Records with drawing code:
######

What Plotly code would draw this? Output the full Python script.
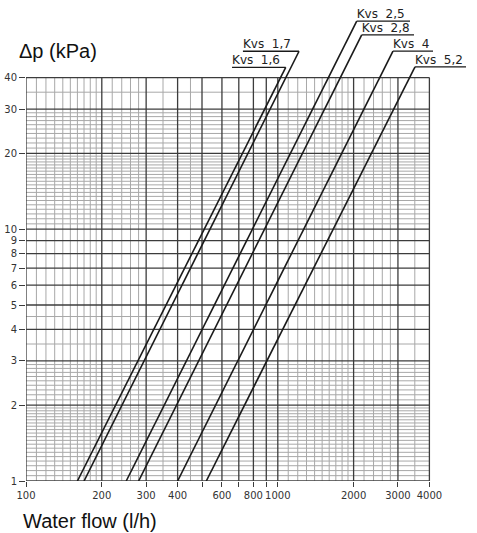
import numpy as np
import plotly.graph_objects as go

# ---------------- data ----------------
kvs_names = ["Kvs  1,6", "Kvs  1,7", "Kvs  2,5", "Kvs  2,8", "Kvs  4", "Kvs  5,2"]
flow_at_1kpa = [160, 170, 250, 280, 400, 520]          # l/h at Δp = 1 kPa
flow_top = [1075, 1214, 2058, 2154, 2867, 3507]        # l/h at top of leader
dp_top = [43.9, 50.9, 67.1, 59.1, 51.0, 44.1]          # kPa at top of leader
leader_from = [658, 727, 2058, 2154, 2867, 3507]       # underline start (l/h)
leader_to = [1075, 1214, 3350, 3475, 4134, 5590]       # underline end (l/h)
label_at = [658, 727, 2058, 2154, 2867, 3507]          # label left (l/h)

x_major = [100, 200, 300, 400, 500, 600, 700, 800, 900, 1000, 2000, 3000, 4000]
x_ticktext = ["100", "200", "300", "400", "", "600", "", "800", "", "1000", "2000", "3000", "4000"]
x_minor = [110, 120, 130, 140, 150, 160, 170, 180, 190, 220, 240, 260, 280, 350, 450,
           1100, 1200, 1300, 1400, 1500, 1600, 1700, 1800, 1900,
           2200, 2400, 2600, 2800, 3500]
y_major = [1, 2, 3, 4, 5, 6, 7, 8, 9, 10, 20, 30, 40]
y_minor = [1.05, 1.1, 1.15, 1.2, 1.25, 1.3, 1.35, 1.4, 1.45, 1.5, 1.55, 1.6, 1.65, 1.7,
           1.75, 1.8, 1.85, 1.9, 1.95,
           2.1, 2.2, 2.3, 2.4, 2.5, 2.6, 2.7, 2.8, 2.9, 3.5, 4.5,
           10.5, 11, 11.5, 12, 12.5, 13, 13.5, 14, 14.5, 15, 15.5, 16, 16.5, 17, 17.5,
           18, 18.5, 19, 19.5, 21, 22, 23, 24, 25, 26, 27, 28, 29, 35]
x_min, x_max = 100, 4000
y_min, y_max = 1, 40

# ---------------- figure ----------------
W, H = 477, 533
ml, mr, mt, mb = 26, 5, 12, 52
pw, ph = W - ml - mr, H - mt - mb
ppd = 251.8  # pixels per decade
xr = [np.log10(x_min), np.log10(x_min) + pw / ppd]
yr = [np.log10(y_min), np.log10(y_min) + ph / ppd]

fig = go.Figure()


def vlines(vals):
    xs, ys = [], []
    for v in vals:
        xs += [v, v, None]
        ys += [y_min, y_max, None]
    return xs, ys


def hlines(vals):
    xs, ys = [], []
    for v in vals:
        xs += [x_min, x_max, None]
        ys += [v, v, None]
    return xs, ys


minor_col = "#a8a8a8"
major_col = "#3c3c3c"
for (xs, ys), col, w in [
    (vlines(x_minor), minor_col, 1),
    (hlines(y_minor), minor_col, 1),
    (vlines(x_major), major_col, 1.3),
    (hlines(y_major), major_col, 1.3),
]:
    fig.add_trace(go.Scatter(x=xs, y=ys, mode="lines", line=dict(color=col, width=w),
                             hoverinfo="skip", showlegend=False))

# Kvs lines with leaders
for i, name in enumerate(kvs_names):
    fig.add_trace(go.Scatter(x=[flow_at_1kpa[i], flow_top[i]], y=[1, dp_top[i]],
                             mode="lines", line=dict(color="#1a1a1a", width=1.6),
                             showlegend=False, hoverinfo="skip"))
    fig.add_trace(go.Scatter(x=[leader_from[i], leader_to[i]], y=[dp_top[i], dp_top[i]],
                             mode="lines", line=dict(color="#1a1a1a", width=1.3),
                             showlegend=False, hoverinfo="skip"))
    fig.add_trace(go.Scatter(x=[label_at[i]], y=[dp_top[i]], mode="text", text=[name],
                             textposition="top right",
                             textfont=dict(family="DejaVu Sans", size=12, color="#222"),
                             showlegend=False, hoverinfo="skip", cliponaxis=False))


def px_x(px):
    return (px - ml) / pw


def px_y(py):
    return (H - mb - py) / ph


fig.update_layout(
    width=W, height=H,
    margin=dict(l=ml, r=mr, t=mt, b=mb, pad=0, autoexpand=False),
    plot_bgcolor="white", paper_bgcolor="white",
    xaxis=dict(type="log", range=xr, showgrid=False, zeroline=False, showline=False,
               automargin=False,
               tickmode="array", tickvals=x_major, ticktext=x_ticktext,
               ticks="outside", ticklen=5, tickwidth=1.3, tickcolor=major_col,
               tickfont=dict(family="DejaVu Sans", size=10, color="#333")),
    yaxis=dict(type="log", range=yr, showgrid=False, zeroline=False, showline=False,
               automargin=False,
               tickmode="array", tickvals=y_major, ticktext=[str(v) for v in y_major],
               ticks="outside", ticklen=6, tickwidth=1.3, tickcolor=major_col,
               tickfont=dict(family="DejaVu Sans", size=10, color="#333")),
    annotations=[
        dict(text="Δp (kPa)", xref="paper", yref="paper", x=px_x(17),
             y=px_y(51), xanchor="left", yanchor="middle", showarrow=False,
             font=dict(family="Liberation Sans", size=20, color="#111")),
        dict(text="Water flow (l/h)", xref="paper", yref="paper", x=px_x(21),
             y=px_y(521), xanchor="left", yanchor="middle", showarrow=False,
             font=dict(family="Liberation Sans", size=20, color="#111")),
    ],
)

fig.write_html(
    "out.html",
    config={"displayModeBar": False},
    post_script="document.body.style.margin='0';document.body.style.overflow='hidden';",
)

######

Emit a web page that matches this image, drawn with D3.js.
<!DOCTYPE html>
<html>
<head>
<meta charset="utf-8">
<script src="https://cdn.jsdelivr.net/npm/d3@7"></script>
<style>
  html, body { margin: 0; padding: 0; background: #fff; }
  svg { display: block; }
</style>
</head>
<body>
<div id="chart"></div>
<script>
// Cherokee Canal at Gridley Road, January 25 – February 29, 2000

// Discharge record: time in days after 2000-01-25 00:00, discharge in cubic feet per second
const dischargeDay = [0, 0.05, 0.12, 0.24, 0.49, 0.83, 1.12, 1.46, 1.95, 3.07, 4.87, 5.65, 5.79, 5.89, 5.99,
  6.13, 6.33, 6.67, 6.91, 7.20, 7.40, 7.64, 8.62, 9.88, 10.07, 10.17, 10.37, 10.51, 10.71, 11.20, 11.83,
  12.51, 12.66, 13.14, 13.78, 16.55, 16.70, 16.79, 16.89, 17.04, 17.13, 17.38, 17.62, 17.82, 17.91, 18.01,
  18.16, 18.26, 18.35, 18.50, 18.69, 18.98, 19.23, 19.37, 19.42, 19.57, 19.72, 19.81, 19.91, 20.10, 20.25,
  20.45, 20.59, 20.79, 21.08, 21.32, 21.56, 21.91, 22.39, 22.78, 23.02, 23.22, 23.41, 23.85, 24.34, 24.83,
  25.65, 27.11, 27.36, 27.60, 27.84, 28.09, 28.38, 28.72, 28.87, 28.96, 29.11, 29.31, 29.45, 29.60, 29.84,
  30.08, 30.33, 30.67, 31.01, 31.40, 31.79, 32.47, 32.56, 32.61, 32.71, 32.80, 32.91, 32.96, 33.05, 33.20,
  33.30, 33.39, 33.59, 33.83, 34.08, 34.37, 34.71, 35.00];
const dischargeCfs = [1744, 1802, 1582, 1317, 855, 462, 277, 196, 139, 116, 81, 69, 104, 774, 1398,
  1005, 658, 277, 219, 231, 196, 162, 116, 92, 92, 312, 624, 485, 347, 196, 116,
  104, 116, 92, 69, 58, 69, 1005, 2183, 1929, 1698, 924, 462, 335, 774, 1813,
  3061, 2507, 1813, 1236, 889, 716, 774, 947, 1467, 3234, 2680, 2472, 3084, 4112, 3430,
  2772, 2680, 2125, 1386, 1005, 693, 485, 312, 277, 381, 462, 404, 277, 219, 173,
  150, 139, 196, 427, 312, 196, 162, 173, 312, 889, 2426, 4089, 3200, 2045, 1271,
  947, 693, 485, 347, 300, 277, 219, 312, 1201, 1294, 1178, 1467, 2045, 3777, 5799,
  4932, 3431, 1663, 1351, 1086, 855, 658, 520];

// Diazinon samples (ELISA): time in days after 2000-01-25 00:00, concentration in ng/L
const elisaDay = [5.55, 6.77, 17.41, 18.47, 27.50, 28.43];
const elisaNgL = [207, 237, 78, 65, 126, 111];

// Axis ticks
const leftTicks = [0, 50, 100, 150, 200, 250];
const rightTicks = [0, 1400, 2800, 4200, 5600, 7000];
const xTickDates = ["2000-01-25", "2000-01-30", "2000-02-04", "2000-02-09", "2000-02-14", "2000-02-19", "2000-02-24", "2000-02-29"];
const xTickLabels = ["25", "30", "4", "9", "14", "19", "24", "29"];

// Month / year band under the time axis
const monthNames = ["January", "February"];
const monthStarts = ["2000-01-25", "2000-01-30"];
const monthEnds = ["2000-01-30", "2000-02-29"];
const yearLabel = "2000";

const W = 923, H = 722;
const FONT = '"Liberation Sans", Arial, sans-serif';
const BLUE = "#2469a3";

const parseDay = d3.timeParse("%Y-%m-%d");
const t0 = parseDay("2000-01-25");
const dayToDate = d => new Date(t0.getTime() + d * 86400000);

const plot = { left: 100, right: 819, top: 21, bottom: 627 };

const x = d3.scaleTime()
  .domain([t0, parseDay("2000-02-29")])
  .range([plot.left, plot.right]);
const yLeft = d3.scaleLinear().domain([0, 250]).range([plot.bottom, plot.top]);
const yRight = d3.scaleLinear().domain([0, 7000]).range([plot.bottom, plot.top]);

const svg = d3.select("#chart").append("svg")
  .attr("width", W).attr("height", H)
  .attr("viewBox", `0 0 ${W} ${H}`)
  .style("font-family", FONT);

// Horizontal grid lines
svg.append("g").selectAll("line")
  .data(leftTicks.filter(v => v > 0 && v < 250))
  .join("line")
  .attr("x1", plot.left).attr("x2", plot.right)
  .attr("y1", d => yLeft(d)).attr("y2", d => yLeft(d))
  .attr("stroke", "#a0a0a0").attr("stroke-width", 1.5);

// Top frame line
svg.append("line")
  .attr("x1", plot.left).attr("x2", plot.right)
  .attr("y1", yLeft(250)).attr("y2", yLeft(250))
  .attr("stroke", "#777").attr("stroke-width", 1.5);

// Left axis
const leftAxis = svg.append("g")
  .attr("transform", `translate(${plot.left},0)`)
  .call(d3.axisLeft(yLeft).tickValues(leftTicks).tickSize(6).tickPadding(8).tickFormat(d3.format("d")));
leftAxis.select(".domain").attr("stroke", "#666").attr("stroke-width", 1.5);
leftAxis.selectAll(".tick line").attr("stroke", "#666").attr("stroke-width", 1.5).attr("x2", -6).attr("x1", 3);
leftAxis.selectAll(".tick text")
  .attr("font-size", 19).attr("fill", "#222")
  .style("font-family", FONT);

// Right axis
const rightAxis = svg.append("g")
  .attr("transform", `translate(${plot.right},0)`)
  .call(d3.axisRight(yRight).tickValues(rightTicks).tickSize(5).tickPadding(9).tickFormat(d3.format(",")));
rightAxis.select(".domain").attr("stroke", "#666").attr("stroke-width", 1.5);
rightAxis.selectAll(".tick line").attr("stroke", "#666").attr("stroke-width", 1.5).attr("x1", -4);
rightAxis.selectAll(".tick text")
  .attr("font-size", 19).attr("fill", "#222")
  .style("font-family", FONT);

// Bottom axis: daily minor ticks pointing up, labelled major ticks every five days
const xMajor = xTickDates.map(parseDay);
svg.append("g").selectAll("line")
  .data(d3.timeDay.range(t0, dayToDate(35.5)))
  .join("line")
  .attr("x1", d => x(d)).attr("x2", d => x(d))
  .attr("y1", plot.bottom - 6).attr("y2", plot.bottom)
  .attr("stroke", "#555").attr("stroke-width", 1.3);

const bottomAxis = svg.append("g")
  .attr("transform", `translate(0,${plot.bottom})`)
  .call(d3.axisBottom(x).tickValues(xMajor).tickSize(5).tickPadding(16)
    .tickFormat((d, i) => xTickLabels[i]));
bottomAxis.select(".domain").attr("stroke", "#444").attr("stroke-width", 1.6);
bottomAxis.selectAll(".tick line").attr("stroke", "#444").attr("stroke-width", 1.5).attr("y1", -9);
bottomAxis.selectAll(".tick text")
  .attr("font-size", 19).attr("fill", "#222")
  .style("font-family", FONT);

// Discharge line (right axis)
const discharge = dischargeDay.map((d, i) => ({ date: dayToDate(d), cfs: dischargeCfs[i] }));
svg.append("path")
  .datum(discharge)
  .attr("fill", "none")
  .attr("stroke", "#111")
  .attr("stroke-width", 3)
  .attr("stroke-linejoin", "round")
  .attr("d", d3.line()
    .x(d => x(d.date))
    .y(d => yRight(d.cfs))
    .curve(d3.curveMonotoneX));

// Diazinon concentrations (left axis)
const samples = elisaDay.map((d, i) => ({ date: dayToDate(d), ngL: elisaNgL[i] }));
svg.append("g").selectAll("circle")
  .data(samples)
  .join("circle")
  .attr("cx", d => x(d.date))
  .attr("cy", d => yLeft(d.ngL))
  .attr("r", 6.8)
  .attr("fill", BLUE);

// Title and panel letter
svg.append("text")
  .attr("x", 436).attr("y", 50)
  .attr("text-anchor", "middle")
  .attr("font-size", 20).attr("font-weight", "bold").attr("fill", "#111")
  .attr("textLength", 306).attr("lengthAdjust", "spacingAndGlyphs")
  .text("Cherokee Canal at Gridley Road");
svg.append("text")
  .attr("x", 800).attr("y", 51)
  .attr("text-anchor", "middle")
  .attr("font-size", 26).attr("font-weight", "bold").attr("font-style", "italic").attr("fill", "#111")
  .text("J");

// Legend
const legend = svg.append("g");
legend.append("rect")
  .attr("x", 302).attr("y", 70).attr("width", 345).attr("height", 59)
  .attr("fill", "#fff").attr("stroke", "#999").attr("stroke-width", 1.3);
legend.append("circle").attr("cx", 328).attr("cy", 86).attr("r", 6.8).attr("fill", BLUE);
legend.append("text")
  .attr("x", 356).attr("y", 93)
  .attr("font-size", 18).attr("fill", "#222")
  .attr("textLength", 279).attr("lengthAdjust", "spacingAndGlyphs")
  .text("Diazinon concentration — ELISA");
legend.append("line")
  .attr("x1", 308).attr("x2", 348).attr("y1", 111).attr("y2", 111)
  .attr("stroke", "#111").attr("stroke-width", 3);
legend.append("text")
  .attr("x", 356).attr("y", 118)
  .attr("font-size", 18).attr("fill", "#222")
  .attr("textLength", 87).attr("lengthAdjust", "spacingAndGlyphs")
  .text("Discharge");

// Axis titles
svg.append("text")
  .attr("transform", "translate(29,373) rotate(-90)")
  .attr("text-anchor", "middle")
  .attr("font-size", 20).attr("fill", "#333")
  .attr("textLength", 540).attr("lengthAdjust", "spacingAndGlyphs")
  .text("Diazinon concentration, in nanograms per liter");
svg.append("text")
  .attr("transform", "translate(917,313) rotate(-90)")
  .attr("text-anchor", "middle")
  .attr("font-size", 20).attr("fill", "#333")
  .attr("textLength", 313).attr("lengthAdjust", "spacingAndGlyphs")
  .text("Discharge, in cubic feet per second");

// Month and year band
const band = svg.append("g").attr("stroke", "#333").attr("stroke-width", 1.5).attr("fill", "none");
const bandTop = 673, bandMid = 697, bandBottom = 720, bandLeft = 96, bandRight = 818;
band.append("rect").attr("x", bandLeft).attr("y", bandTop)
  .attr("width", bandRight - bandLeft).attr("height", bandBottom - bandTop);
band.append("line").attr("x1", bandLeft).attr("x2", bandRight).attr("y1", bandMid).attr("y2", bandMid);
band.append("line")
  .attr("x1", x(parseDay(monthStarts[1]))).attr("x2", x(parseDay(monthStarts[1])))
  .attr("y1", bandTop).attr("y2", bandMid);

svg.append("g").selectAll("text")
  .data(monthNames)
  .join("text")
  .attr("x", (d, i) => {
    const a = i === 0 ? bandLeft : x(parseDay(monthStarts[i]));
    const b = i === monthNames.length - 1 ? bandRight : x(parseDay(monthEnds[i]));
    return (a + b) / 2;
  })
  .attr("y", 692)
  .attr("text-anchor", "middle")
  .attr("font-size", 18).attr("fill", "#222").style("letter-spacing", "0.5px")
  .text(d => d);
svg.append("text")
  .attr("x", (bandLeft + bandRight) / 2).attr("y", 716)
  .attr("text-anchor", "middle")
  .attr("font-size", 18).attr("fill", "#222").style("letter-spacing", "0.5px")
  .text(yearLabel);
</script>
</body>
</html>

######

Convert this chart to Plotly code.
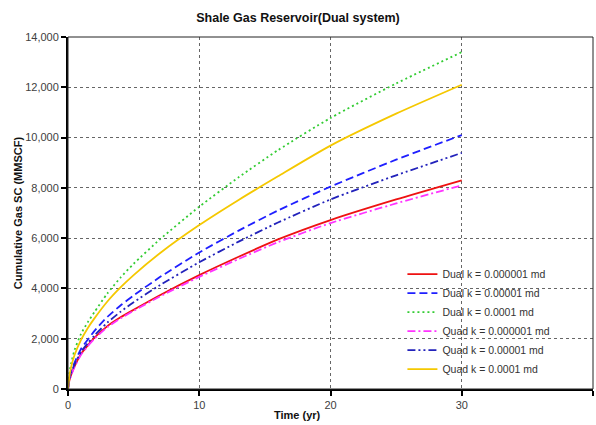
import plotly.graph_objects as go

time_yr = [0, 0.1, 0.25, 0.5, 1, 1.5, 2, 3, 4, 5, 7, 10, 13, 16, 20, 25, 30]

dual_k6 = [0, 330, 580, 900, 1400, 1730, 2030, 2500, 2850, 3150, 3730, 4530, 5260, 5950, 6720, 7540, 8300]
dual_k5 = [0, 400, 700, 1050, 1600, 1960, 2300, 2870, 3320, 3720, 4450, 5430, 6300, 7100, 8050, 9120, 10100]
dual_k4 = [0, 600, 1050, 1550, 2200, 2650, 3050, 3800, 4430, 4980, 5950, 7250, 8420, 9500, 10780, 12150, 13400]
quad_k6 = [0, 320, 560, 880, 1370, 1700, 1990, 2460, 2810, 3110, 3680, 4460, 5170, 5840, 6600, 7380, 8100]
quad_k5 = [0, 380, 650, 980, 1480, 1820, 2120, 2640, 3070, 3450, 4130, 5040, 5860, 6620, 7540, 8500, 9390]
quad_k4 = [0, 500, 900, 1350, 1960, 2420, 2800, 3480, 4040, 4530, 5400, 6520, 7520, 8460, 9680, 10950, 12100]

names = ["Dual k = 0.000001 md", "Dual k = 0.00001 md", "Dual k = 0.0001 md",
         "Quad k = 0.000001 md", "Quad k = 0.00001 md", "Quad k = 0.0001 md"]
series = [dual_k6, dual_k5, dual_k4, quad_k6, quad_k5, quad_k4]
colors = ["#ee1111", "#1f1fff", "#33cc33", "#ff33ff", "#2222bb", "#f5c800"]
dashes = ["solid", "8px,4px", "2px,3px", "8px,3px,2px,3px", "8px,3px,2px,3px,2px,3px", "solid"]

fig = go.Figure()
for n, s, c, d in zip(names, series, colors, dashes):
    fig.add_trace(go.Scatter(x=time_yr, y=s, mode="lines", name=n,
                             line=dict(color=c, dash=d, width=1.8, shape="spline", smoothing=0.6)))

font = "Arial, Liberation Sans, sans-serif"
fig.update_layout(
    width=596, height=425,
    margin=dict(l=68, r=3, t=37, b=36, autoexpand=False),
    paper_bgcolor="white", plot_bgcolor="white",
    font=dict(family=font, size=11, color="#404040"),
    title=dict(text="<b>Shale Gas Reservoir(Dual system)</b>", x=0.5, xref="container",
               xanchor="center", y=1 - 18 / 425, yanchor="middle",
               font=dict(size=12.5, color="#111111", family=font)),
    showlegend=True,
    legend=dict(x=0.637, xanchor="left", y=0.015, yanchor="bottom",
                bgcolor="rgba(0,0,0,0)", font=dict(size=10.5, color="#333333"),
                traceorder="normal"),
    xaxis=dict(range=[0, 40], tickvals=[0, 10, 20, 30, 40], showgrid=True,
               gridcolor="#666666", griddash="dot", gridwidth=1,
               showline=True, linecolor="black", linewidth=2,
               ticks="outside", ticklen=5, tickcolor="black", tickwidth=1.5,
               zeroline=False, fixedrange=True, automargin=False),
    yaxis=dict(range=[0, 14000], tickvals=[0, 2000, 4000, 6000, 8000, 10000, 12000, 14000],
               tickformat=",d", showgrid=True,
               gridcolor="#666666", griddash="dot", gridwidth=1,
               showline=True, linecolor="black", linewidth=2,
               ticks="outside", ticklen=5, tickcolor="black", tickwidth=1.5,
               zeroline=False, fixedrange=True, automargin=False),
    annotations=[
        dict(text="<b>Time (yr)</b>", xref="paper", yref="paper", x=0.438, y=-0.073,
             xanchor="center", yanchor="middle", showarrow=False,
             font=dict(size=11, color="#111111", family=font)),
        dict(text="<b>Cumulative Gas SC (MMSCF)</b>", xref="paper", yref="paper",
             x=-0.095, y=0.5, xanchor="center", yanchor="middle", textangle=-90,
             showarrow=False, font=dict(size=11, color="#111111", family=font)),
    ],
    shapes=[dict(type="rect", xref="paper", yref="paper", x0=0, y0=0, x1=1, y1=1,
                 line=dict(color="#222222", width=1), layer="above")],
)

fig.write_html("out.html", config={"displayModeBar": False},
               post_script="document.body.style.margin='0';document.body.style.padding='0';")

######

Required task. What lines above run from the one with "Convert this chart to Plotly code." to the one with "20, 25, 30]"? Give them again exactly, ends included, and leave the pictures out.

Finished answer.
Convert this chart to Plotly code.
import plotly.graph_objects as go

time_yr = [0, 0.1, 0.25, 0.5, 1, 1.5, 2, 3, 4, 5, 7, 10, 13, 16, 20, 25, 30]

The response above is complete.